Quase todos se tornaram atracções visuais, destinos turísticos para os amantes da arte. A arquitectura de Zumthor é distinta, destaca-se da sua envolvência, e dispensa um gesto extravagante para se fazer notar. Está simplesmente ali, pungente, confiante, e como que se sempre ali tivesse estado - como se não pudesse ser de outra forma. Esta arquitectura é atravessada por um forte sentido de dignidade que inclui o respeito pela vulnerabilidade do local da construção, pela preciosidade dos materiais de construção. [...]

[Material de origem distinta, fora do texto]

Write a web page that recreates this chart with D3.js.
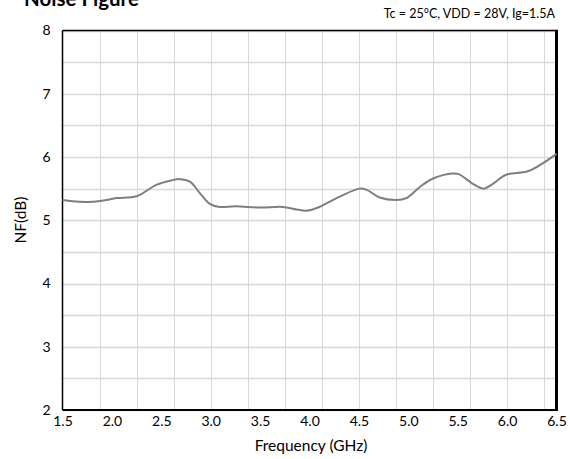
<!DOCTYPE html>
<html><head><meta charset="utf-8">
<script src="https://cdn.jsdelivr.net/npm/d3@7"></script>
<style>body{margin:0;background:#fff}svg{display:block}text{font-family:Lato,"Open Sans",sans-serif;fill:#000}</style>
</head><body><svg id="c" width="570" height="459"></svg>
<script>
const freq = [1.5,1.6,1.75,1.9,2.05,2.25,2.45,2.6,2.69,2.79,2.89,2.99,3.09,3.25,3.5,3.73,3.87,3.97,4.1,4.3,4.51,4.58,4.71,4.88,4.98,5.12,5.25,5.45,5.51,5.65,5.76,5.86,5.99,6.2,6.33,6.5];
const nf = [5.32,5.30,5.29,5.31,5.35,5.38,5.56,5.63,5.65,5.61,5.43,5.26,5.21,5.22,5.20,5.21,5.17,5.15,5.21,5.37,5.50,5.48,5.36,5.32,5.35,5.53,5.66,5.74,5.73,5.58,5.50,5.58,5.72,5.77,5.87,6.05];
const xTicks = [1.5,2.0,2.5,3.0,3.5,4.0,4.5,5.0,5.5,6.0,6.5];
const yTicks = [2,3,4,5,6,7,8];
const xGrid = d3.range(1.5, 6.5, 0.375);
const yGrid = d3.range(2, 8.01, 0.5);
const title = "Noise Figure";
const subtitle = "Tc = 25°C, VDD = 28V, Ig=1.5A";

const svg = d3.select("#c");
const L = 62.5, R = 556.5, T = 30.5, B = 410;
const x = d3.scaleLinear().domain([1.5, 6.5]).range([L, R]);
const y = d3.scaleLinear().domain([2, 8]).range([B, T]);

const g = svg.append("g");
g.selectAll(".vg").data(xGrid.slice(1)).join("line")
  .attr("x1", d => Math.round(x(d)) + 0.5).attr("x2", d => Math.round(x(d)) + 0.5)
  .attr("y1", T).attr("y2", B).attr("stroke", "#d9d9d9").attr("stroke-width", 1);
g.selectAll(".hg").data(yGrid).join("line")
  .attr("x1", L).attr("x2", R)
  .attr("y1", d => Math.round(y(d)) + 0.5).attr("y2", d => Math.round(y(d)) + 0.5)
  .attr("stroke", "#d9d9d9").attr("stroke-width", 1.3);

// frame
svg.append("line").attr("x1", L).attr("x2", L).attr("y1", T).attr("y2", B).attr("stroke", "#000").attr("stroke-width", 1.5);
svg.append("line").attr("x1", L).attr("x2", R).attr("y1", T).attr("y2", T).attr("stroke", "#000").attr("stroke-width", 1.5);
svg.append("line").attr("x1", L).attr("x2", R + 1.5).attr("y1", B).attr("y2", B).attr("stroke", "#000").attr("stroke-width", 2);
svg.append("line").attr("x1", R).attr("x2", R).attr("y1", T - 0.7).attr("y2", B + 1).attr("stroke", "#000").attr("stroke-width", 3);

const line = d3.line().x((d, i) => x(freq[i])).y(d => y(d)).curve(d3.curveCatmullRom.alpha(0.5));
svg.append("path").datum(nf).attr("d", line).attr("fill", "none")
  .attr("stroke", "#7f7f7f").attr("stroke-width", 2);

// axes labels
const xa = d3.axisBottom(x).tickValues(xTicks).tickFormat(d3.format(".1f")).tickSize(0).tickPadding(6);
const xg = svg.append("g").attr("transform", `translate(0,${B})`).call(xa);
xg.select(".domain").remove();
xg.selectAll("text").attr("font-size", 14).attr("fill", "#000").style("font-family", "Lato,'Open Sans',sans-serif");
const ya = d3.axisLeft(y).tickValues(yTicks).tickFormat(d3.format("d")).tickSize(0).tickPadding(12);
const yg = svg.append("g").attr("transform", `translate(${L},0)`).call(ya);
yg.select(".domain").remove();
yg.selectAll("text").attr("font-size", 14).attr("fill", "#000").style("font-family", "Lato,'Open Sans',sans-serif");

svg.append("text").attr("x", 311).attr("y", 451).attr("text-anchor", "middle").attr("font-size", 15.5).text("Frequency (GHz)");
svg.append("text").attr("transform", "translate(26,220) rotate(-90)").attr("text-anchor", "middle").attr("font-size", 15.5).text("NF(dB)");
svg.append("text").attr("x", 24).attr("y", 6).attr("font-size", 20.5).attr("font-weight", "bold").text(title);
svg.append("text").attr("x", 555).attr("y", 18).attr("text-anchor", "end").attr("font-size", 12.5).text(subtitle);
</script></body></html>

Com Peter Zumthor, damos por nós em espaços que querem na realidade ser espaços interiores, assinalando onde o mundo termina, que não fazem uso de enormes fachadas envidraçadas para fingir que dentro e fora são a mesma coisa, tirando a diferença de temperatura. Estas paredes são muito mais do que as paredes de um edifício; possuem a sua própria qualidade hermética, sem igual no contexto da arquitectura contemporânea. Mas não são herméticas no sentido que associamos ao cativeiro, não suscitam o instinto da fuga. É uma qualidade hermética que nos faz sentir em casa, seguros. É por esse motivo que, mesmo sem decorações, nos sentimos bastante à vontade nos três pisos da exposição do Kunsthaus Bregenz. Onde quer que estejamos, parece-nos o lugar adequado e não nos sentimos impelidos a abandonar o centro da sala para nos refugiarmos na segurança das paredes. Mesmo no centro, não nos sentimos abalados pelas proporções monumentais. [...]

Preciso ainda de encontrar a palavra certa para descrever a arquitectura de Zumthor. Em parte, ela envolve a indestrutibilidade das formas arcaicas de construção. Envolve a nobreza da laca japonesa. Envolve a certeza no uso de formas que se concentram perfeitamente nelas mesmas. Será “certa” a palavra certa? A arquitectura de Peter Zumthor: a contradição mais convincente ao desconsolo com que Adorno se recusou a admitir a vida certa na vida falsa. Onde existe o lugar certo, a vida não pode ser assim tão falsa.